Information shown

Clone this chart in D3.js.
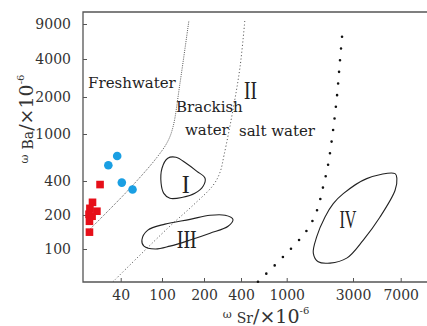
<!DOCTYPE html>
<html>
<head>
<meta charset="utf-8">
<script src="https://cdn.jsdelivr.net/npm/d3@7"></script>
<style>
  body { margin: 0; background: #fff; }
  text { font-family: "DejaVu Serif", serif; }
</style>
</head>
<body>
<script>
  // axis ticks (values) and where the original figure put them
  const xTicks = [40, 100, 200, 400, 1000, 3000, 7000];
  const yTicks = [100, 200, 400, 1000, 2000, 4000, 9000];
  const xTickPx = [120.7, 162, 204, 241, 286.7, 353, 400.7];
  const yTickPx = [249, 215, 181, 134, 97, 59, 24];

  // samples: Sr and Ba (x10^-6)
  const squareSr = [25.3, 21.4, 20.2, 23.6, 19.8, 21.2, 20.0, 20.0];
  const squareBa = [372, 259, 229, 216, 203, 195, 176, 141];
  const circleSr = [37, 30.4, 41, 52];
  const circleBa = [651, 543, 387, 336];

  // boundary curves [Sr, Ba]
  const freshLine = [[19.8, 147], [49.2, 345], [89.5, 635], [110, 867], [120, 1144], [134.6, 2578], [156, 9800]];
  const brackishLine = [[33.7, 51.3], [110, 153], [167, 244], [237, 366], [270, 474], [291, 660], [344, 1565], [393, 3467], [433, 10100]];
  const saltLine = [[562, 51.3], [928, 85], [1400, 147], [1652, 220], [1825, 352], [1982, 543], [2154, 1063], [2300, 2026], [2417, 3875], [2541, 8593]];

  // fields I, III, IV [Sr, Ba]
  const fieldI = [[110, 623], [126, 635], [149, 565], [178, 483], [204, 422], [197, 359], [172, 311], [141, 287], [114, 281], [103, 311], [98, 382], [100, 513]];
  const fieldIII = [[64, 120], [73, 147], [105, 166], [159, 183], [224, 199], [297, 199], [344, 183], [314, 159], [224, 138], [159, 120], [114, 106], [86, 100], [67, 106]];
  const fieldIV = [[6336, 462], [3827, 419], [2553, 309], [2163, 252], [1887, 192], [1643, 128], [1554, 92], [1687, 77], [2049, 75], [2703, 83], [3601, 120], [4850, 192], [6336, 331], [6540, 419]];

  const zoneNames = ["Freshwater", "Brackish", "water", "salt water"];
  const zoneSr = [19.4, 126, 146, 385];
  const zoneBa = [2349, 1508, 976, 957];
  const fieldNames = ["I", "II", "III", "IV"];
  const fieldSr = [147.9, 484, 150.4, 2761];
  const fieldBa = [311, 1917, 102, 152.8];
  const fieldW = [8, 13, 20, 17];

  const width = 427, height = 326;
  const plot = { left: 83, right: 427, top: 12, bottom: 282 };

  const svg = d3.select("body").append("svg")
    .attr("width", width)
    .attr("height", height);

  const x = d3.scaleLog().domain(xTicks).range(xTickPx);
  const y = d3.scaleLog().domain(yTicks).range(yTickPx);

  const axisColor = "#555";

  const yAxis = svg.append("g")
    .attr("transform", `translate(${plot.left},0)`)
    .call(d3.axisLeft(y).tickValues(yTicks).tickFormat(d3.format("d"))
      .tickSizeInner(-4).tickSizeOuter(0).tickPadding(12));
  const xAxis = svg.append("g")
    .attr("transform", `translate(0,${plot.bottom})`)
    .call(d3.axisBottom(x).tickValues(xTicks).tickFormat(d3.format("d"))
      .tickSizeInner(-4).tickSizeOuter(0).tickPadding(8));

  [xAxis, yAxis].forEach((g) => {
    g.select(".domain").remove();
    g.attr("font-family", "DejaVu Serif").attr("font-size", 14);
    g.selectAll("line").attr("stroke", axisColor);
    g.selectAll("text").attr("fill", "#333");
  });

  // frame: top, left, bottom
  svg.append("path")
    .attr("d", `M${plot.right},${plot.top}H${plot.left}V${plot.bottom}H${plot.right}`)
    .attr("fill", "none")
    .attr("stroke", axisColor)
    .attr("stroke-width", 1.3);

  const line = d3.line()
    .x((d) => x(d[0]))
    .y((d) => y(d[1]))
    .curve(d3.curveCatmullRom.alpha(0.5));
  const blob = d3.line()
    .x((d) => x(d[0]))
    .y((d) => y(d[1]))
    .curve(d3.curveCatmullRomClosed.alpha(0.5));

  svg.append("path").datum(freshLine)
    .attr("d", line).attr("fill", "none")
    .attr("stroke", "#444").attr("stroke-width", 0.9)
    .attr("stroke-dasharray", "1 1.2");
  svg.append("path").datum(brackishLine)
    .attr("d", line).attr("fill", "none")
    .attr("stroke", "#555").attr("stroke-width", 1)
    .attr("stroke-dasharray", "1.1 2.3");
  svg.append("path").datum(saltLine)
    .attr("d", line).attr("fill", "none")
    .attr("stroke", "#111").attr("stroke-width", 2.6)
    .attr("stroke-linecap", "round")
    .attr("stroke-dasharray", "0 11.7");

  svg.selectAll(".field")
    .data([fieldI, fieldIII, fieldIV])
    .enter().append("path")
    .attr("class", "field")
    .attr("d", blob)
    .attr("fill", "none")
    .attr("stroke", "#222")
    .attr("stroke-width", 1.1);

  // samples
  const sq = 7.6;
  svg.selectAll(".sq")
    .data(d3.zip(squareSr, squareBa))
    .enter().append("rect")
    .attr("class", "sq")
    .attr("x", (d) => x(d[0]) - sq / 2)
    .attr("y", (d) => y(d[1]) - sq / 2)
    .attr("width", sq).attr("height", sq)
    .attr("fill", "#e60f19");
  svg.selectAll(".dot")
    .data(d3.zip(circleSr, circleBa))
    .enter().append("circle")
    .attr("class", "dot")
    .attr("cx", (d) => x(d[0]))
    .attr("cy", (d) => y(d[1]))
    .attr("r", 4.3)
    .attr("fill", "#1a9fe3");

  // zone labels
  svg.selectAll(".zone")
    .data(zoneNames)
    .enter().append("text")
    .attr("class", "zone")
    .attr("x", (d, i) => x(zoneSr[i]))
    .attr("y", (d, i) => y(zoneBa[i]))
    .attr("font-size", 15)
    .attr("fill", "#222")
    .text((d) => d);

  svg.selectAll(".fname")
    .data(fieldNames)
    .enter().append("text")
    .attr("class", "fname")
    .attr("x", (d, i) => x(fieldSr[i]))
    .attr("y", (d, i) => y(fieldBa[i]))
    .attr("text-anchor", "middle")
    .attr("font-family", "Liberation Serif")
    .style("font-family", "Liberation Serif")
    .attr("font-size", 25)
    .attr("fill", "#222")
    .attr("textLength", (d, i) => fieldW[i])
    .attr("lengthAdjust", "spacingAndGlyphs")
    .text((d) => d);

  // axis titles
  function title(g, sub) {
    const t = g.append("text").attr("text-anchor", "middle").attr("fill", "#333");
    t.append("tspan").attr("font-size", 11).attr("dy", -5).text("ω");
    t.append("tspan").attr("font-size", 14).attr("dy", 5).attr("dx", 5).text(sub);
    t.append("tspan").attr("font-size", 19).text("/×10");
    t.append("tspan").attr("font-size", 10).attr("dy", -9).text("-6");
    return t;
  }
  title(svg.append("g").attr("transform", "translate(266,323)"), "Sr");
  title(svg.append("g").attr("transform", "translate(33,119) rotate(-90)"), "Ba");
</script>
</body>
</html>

Task objective
Give again, word for word, every line from the top of the data through the line with "3875], [2541, 8593]];", both ends included, and exclude the pictures.

The output
Clone this chart in D3.js.
<!DOCTYPE html>
<html>
<head>
<meta charset="utf-8">
<script src="https://cdn.jsdelivr.net/npm/d3@7"></script>
<style>
  body { margin: 0; background: #fff; }
  text { font-family: "DejaVu Serif", serif; }
</style>
</head>
<body>
<script>
  // axis ticks (values) and where the original figure put them
  const xTicks = [40, 100, 200, 400, 1000, 3000, 7000];
  const yTicks = [100, 200, 400, 1000, 2000, 4000, 9000];
  const xTickPx = [120.7, 162, 204, 241, 286.7, 353, 400.7];
  const yTickPx = [249, 215, 181, 134, 97, 59, 24];

  // samples: Sr and Ba (x10^-6)
  const squareSr = [25.3, 21.4, 20.2, 23.6, 19.8, 21.2, 20.0, 20.0];
  const squareBa = [372, 259, 229, 216, 203, 195, 176, 141];
  const circleSr = [37, 30.4, 41, 52];
  const circleBa = [651, 543, 387, 336];

  // boundary curves [Sr, Ba]
  const freshLine = [[19.8, 147], [49.2, 345], [89.5, 635], [110, 867], [120, 1144], [134.6, 2578], [156, 9800]];
  const brackishLine = [[33.7, 51.3], [110, 153], [167, 244], [237, 366], [270, 474], [291, 660], [344, 1565], [393, 3467], [433, 10100]];
  const saltLine = [[562, 51.3], [928, 85], [1400, 147], [1652, 220], [1825, 352], [1982, 543], [2154, 1063], [2300, 2026], [2417, 3875], [2541, 8593]];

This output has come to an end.